Served on a bed of ice in a gently wavy bowl, Chang’s hiyayako does exactly what an appetizer ought to do: It surprises and delights the palate and leaves you wanting more. First it chills your tongue. Then it dissolves in your mouth. And all it leaves behind is a gentle cloud of flavor.
Pair the hiyayako with a splendid bowl of oshinko — a spray of purple, yellow, green and orange pickled vegetables, each with its own distinct taste and crunch — and your palate is suddenly alert to the happy subtleties of textural contrast, and all the ways they will play out over the course of a meal.
In fact, you could add another appetizer, say, tuna tataki ($10.95), the fish barely seared and presented in such a way that the light captures the delicate grain of the fish, and you might have a complete meal (or light snack) for two — but I predict you’ll want to go on. (I should note that the menu also includes a small assortment of teriyaki and noodle dishes, for those seeking cooked food.)
What the starters promise, the rest of the meal will deliver. In a city where elaborate rolls are ubiquitous, it’s not so easy to find perfect sashimi, but Chang’s saba (mackerel; $3.95 for three pieces) is a gleaming silver marvel, each deftly sculpted piece of fish carefully enhanced with a faint touch of citrus and heat.
Recent specials included a marvelous Carpaccio of tuna ($11.95), the edges boldly seared and seasoned with black pepper; on the surrounding plate, pale green pools of olive oil and dashes of inky balsamic vinegar added a lovely Mediterranean touch. On another occasion, Chang’s Red Bull Roll ($11.95) was available — moist, spicy crab in the center, draped with torched Angus beef, each slice carved to a perfectly tapered end.
Even Chang’s simpler rolls, like a simple unagi roll ($6.95), with a simple core of smoky eel and creamy avocado, have a mouthwatering texture. And his more elaborate creations, like the Seaside roll — an inner core of white tuna, avocado and crisp cucumber and an outer surface formed of seared scallop (you could just make out the char marks, if you looked closely) — are sublime ($10.95).

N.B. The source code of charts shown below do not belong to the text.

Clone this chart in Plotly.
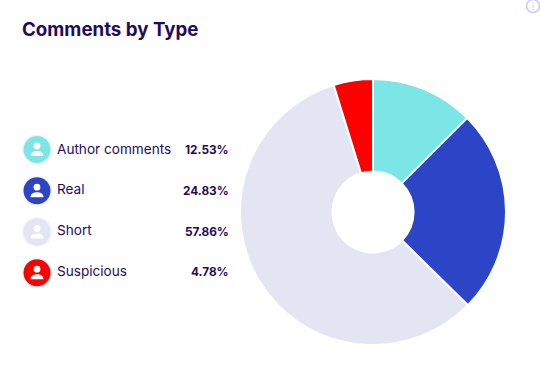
import plotly.graph_objects as go

W, H = 540, 373
categories = ["Author comments", "Real", "Short", "Suspicious"]
shares = [12.53, 24.83, 57.86, 4.78]
share_labels = ["12.53%", "24.83%", "57.86%", "4.78%"]
colors = ["#7ce6e6", "#2c44c6", "#e3e5f3", "#fe0000"]
title_text = "Comments by Type"
NAVY = "#1f0b5e"
FONT = "Inter, Open Sans, sans-serif"

icon_y = [149.5, 190.7, 232, 272.7]
text_y = [149, 189, 230, 271]
value_y = [150, 191, 232, 272]
ICON_X = 37


def px(x):
    return x / W


def py(y):
    return 1 - y / H


def circle(cx, cy, r, fill, line=None, lw=0):
    return dict(type="circle", xref="paper", yref="paper",
                x0=px(cx - r), x1=px(cx + r), y0=py(cy + r), y1=py(cy - r),
                fillcolor=fill, line=dict(color=line or fill, width=lw), layer="above")


def dome(cx, cy, fill):
    pts = [(cx - 6.5, cy + 6.5), (cx - 6.5, cy + 2.5), (cx - 3, cy + 1.5), (cx, cy + 1.5),
           (cx + 3, cy + 1.5), (cx + 6.5, cy + 2.5), (cx + 6.5, cy + 6.5)]
    p = [f"{px(x):.5f},{py(y):.5f}" for x, y in pts]
    path = f"M{p[0]} C{p[1]} {p[2]} {p[3]} C{p[4]} {p[5]} {p[6]} Z"
    return dict(type="path", xref="paper", yref="paper", path=path,
                fillcolor=fill, line=dict(width=0), layer="above")


fig = go.Figure(go.Pie(
    values=shares, labels=categories, sort=False, direction="clockwise",
    rotation=0, hole=0.305,
    marker=dict(colors=colors, line=dict(color="#ffffff", width=2)),
    textinfo="none", hoverinfo="label+percent", showlegend=False,
    domain=dict(x=[px(240), px(506)], y=[py(345), py(79)]),
))

shapes = []
annotations = [dict(
    text=title_text, xref="paper", yref="paper", x=px(20), y=py(29),
    xanchor="left", yanchor="middle", showarrow=False,
    font=dict(family=FONT, size=18.7, color=NAVY, weight=700),
)]

for name, label, color, iy, ty, vy in zip(categories, share_labels, colors, icon_y, text_y, value_y):
    shapes.append(circle(ICON_X, iy, 15, "#f3f4fb"))
    shapes.append(circle(ICON_X, iy, 13.5, color))
    shapes.append(circle(ICON_X, iy - 3.5, 3.4, "#ffffff"))
    shapes.append(dome(ICON_X, iy, "#ffffff"))
    annotations.append(dict(
        text=name, xref="paper", yref="paper", x=px(55), y=py(ty),
        xanchor="left", yanchor="middle", showarrow=False,
        font=dict(family=FONT, size=13.6, color=NAVY),
    ))
    annotations.append(dict(
        text=label, xref="paper", yref="paper", x=px(230.5), y=py(vy),
        xanchor="right", yanchor="middle", showarrow=False,
        font=dict(family=FONT, size=11.8, color=NAVY, weight=700),
    ))

shapes.append(circle(533, 6, 6.5, "rgba(0,0,0,0)", "#c9ccf0", 1.5))
annotations.append(dict(
    text="i", xref="paper", yref="paper", x=px(533), y=py(6),
    xanchor="center", yanchor="middle", showarrow=False,
    font=dict(family=FONT, size=9, color="#c9ccf0"),
))

fig.update_layout(
    width=W, height=H, autosize=False,
    margin=dict(l=0, r=0, t=0, b=0),
    paper_bgcolor="#ffffff", plot_bgcolor="#ffffff",
    shapes=shapes, annotations=annotations,
)
fig.write_html("out.html", config=dict(displayModeBar=False),
               post_script="document.body.style.margin='0';document.body.style.overflow='hidden';")
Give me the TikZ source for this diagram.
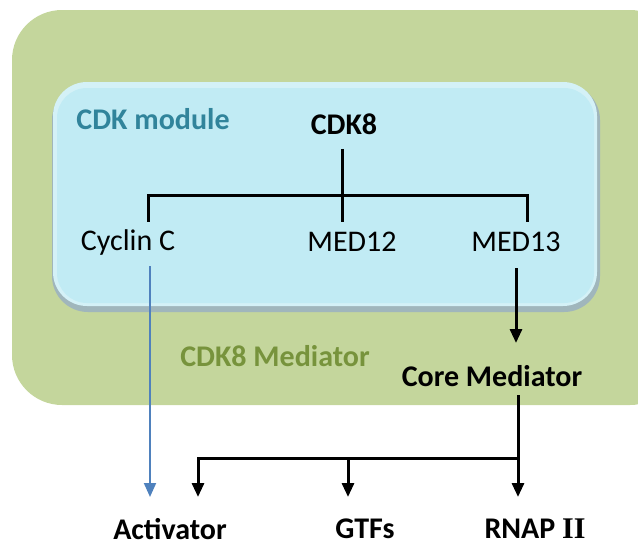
\documentclass[tikz,border=0pt]{standalone}
\usepackage{fontspec}
\setmainfont{Carlito}
\newfontfamily\romanII{Liberation Serif}
\usetikzlibrary{arrows.meta,positioning}
\definecolor{mediatorgreen}{RGB}{196,214,156}
\definecolor{mediatortext}{RGB}{119,147,60}
\definecolor{modulecyan}{RGB}{193,235,244}
\definecolor{moduleedge}{RGB}{120,150,160}
\definecolor{moduletext}{RGB}{49,132,155}
\definecolor{activblue}{RGB}{79,129,189}
\tikzset{
  every node/.style={inner sep=0pt, font=\fontsize{15}{18}\selectfont},
  bold/.style={font=\fontsize{15}{18}\selectfont\bfseries},
  link/.style={line width=1.5pt, black},
  linkarrow/.style={link, -{Triangle[width=6pt,length=7pt]}},
  cyclinarrow/.style={line width=1pt, activblue, -{Triangle[width=6pt,length=7pt]}}
}
\begin{document}
\begin{tikzpicture}[x=0.5pt,y=-0.5pt]
  \useasboundingbox (0,0) rectangle (638,546);
  % boxes
  \fill [mediatorgreen, rounded corners=25pt] (12,10) rectangle (680,405);
  \fill [moduleedge!70, rounded corners=18pt] (52,84) rectangle (600,312);
  \fill [modulecyan!70!white, rounded corners=17pt] (53,82) rectangle (597,306);
  \fill [modulecyan, rounded corners=15pt] (57,88) rectangle (594,303);
  % labels
  \node (cdkmod) [bold, text=moduletext] at (153,119) {CDK module};
  \node (cdkmed) [bold, text=mediatortext] at (275,356) {CDK8 Mediator};
  % CDK module
  \node (cdk8) [bold] at (344,124) {CDK8};
  \node (cyclinc) at (128,242) {Cyclin C};
  \node (med12) at (352,242) {MED12};
  \node (med13) at (516,242) {MED13};
  \coordinate (bar) at (342,195);
  \coordinate (barl) at (148,195);
  \coordinate (barr) at (527,195);
  \draw [link] (cdk8.south -| bar) ++(0,14) -- (bar);
  \draw [link] (barl) ++(0,-1) -- (barl) -- (barr) -- ++(0,-1);
  \draw [link] (barl) -- ++(0,27);
  \draw [link] (bar) -- ++(0,27);
  \draw [link] (barr) -- ++(0,27);
  % core mediator and targets
  \node (coremed) [bold] at (492,376) {Core Mediator};
  \node (activator) [bold] at (170,529) {Activator};
  \node (gtfs) [bold] at (365,529) {GTFs};
  \node (rnap) [bold] at (535,529) {RNAP {\romanII II}};
  \draw [linkarrow] (med13.south) ++(0,16) -- (516,343);
  \coordinate (split) at (518,458);
  \draw [link] (coremed.south -| split) ++(0,8) -- (split);
  \draw [linkarrow] (split) -- (518,497);
  \draw [linkarrow] (split) -- (198,458) -- (198,497);
  \draw [linkarrow] (348,458) -- (348,497);
  \draw [cyclinarrow] (150,266) -- (150,497);
\end{tikzpicture}
\end{document}
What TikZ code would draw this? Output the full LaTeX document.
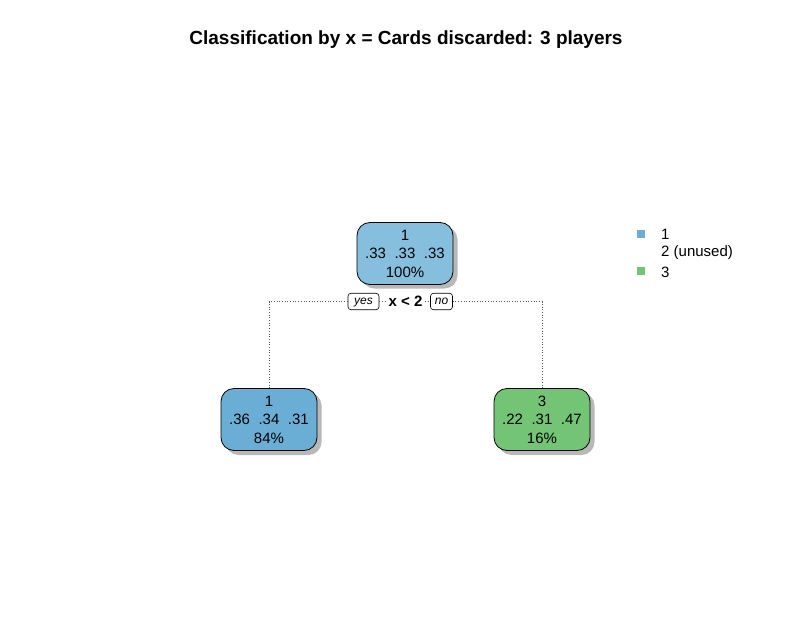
\documentclass[tikz,border=0pt]{standalone}
\usepackage{fontspec}
\setmainfont{Liberation Sans}
\usetikzlibrary{shadows}
\definecolor{rootblue}{HTML}{86BFDD}
\definecolor{leafblue}{HTML}{6AAED6}
\definecolor{leafgreen}{HTML}{74C476}
\newcommand{\gp}{\hspace{8.5bp}}
\tikzset{
  treebox/.style={draw=black, line width=0.8bp, rounded corners=13bp, minimum width=96bp, minimum height=62bp, inner sep=0pt, align=center, font=\fontsize{15bp}{18.5bp}\selectfont},
  boxshadow/.style={fill=black!28, rounded corners=13bp},
  lab/.style={draw=black, fill=white, line width=0.6bp, rounded corners=3bp, minimum height=16.5bp, inner sep=1.5bp, text height=6.2bp, text depth=0pt, font=\fontsize{12bp}{12bp}\selectfont\itshape},
  splitlab/.style={fill=white, inner sep=2.5bp, font=\fontsize{15bp}{15bp}\selectfont\bfseries},
  branch/.style={dotted, line width=0.7bp, black!65},
  legsq/.style={fill=#1, minimum size=8bp, inner sep=0pt},
  legtxt/.style={anchor=west, inner sep=0pt, font=\fontsize{15bp}{15bp}\selectfont}
}
\begin{document}
\begin{tikzpicture}[x=1bp,y=-1bp]
\useasboundingbox (0,0) rectangle (811,622);
\node[font=\fontsize{19bp}{19bp}\selectfont\bfseries] (title) at (406,40) {Classification by x = Cards discarded: 3 players};
% shadows
\fill[boxshadow] (361.5,226.5) rectangle (457.5,288.5);
\fill[boxshadow] (225.5,392.5) rectangle (321.5,455);
\fill[boxshadow] (498.5,392.5) rectangle (594.5,455);
% nodes
\node[treebox, fill=rootblue] (root) at (405,253.5) {1\\.33\gp.33\gp.33\\100\%};
\node[treebox, fill=leafblue] (left) at (269,419.5) {1\\.36\gp.34\gp.31\\84\%};
\node[treebox, fill=leafgreen] (right) at (542,419.5) {3\\.22\gp.31\gp.47\\16\%};
% split labels
\node[lab, minimum width=31bp] (yes) at (363.5,301.5) {yes};
\node[splitlab] (split) at (405.5,301.5) {x < 2};
\node[lab, minimum width=22bp] (no) at (441.5,301.5) {no};
% branches
\draw[branch] (left.north) |- (yes.west);
\draw[branch] (yes.east) -- (split.west);
\draw[branch] (split.east) -- (no.west);
\draw[branch] (no.east) -| (right.north);
% legend
\node[legsq=leafblue] (sq1) at (640.5,234) {};
\node[legtxt] (t1) at (661,234) {1};
\node[legtxt] (t2) at (661,253) {2 (unused)};
\node[legsq=leafgreen] (sq3) at (640.5,271) {};
\node[legtxt] (t3) at (661,272) {3};
\end{tikzpicture}
\end{document}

Adventurous diners should know that from time to time Chang brings in delicate specialties that don’t have much shelf life. If you happen to be around when he has, say, uni (sea urchin) on the menu, you ought to grab some. He serves it nigiri style, draped over a cylinder of rice with a seaweed wrapper, but my advice: Use your chopsticks to pick up a lobe of the stuff and eat it plain. There’s nothing else like it. Like that tofu starter, it dissolves on the tongue — but it tastes like a salty memory of a pure, ancient ocean.